══ Supplied information

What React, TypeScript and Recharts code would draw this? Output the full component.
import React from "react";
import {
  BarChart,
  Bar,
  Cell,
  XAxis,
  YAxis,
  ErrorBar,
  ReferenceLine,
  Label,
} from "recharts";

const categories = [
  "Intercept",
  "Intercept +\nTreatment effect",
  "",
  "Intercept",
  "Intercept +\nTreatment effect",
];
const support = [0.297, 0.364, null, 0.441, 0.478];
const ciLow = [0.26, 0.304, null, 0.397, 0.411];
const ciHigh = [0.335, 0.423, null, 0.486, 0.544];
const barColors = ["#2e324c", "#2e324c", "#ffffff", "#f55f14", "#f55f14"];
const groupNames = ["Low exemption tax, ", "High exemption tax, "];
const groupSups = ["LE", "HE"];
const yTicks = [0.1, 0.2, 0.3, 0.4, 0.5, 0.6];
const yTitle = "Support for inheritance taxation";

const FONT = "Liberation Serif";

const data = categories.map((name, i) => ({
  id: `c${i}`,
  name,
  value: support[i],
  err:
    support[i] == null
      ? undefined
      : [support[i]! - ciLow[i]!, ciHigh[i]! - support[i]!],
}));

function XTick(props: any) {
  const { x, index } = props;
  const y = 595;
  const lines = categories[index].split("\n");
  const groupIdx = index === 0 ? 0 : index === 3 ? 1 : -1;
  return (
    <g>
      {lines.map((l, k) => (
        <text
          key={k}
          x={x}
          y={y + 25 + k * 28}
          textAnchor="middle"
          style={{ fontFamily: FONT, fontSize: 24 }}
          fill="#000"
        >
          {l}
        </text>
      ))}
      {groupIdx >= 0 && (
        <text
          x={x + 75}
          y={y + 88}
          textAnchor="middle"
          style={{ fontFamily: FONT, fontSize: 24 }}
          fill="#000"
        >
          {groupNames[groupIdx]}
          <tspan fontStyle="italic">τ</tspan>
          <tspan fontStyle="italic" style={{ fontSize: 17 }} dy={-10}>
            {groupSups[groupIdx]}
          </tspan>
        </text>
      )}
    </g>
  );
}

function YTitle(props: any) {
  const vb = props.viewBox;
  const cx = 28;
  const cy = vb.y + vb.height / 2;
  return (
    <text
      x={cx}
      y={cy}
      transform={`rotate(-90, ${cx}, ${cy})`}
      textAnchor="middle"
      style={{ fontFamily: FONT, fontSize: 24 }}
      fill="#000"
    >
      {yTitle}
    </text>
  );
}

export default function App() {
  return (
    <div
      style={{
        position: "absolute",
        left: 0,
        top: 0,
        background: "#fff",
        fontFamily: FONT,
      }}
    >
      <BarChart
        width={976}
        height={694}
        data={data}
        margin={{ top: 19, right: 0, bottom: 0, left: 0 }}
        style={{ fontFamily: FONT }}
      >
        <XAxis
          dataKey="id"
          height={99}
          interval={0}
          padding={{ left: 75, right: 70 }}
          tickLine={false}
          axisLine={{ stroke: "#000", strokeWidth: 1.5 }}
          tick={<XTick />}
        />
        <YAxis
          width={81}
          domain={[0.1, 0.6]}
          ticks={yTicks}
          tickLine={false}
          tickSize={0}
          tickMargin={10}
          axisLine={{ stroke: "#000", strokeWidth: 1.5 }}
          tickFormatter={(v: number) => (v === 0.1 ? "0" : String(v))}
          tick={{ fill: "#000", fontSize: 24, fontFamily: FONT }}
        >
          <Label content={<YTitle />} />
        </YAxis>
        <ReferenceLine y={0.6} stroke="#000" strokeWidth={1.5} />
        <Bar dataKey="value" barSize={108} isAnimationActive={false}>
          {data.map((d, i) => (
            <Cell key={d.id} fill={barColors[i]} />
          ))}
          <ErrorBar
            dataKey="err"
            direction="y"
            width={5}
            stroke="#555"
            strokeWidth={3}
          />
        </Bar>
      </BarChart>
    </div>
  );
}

════

Given exercise
Output the full listing exactly as it stands.

The response
What React, TypeScript and Recharts code would draw this? Output the full component.
import React from "react";
import {
  BarChart,
  Bar,
  Cell,
  XAxis,
  YAxis,
  ErrorBar,
  ReferenceLine,
  Label,
} from "recharts";

const categories = [
  "Intercept",
  "Intercept +\nTreatment effect",
  "",
  "Intercept",
  "Intercept +\nTreatment effect",
];
const support = [0.297, 0.364, null, 0.441, 0.478];
const ciLow = [0.26, 0.304, null, 0.397, 0.411];
const ciHigh = [0.335, 0.423, null, 0.486, 0.544];
const barColors = ["#2e324c", "#2e324c", "#ffffff", "#f55f14", "#f55f14"];
const groupNames = ["Low exemption tax, ", "High exemption tax, "];
const groupSups = ["LE", "HE"];
const yTicks = [0.1, 0.2, 0.3, 0.4, 0.5, 0.6];
const yTitle = "Support for inheritance taxation";

const FONT = "Liberation Serif";

const data = categories.map((name, i) => ({
  id: `c${i}`,
  name,
  value: support[i],
  err:
    support[i] == null
      ? undefined
      : [support[i]! - ciLow[i]!, ciHigh[i]! - support[i]!],
}));

function XTick(props: any) {
  const { x, index } = props;
  const y = 595;
  const lines = categories[index].split("\n");
  const groupIdx = index === 0 ? 0 : index === 3 ? 1 : -1;
  return (
    <g>
      {lines.map((l, k) => (
        <text
          key={k}
          x={x}
          y={y + 25 + k * 28}
          textAnchor="middle"
          style={{ fontFamily: FONT, fontSize: 24 }}
          fill="#000"
        >
          {l}
        </text>
      ))}
      {groupIdx >= 0 && (
        <text
          x={x + 75}
          y={y + 88}
          textAnchor="middle"
          style={{ fontFamily: FONT, fontSize: 24 }}
          fill="#000"
        >
          {groupNames[groupIdx]}
          <tspan fontStyle="italic">τ</tspan>
          <tspan fontStyle="italic" style={{ fontSize: 17 }} dy={-10}>
            {groupSups[groupIdx]}
          </tspan>
        </text>
      )}
    </g>
  );
}

function YTitle(props: any) {
  const vb = props.viewBox;
  const cx = 28;
  const cy = vb.y + vb.height / 2;
  return (
    <text
      x={cx}
      y={cy}
      transform={`rotate(-90, ${cx}, ${cy})`}
      textAnchor="middle"
      style={{ fontFamily: FONT, fontSize: 24 }}
      fill="#000"
    >
      {yTitle}
    </text>
  );
}

export default function App() {
  return (
    <div
      style={{
        position: "absolute",
        left: 0,
        top: 0,
        background: "#fff",
        fontFamily: FONT,
      }}
    >
      <BarChart
        width={976}
        height={694}
        data={data}
        margin={{ top: 19, right: 0, bottom: 0, left: 0 }}
        style={{ fontFamily: FONT }}
      >
        <XAxis
          dataKey="id"
          height={99}
          interval={0}
          padding={{ left: 75, right: 70 }}
          tickLine={false}
          axisLine={{ stroke: "#000", strokeWidth: 1.5 }}
          tick={<XTick />}
        />
        <YAxis
          width={81}
          domain={[0.1, 0.6]}
          ticks={yTicks}
          tickLine={false}
          tickSize={0}
          tickMargin={10}
          axisLine={{ stroke: "#000", strokeWidth: 1.5 }}
          tickFormatter={(v: number) => (v === 0.1 ? "0" : String(v))}
          tick={{ fill: "#000", fontSize: 24, fontFamily: FONT }}
        >
          <Label content={<YTitle />} />
        </YAxis>
        <ReferenceLine y={0.6} stroke="#000" strokeWidth={1.5} />
        <Bar dataKey="value" barSize={108} isAnimationActive={false}>
          {data.map((d, i) => (
            <Cell key={d.id} fill={barColors[i]} />
          ))}
          <ErrorBar
            dataKey="err"
            direction="y"
            width={5}
            stroke="#555"
            strokeWidth={3}
          />
        </Bar>
      </BarChart>
    </div>
  );
}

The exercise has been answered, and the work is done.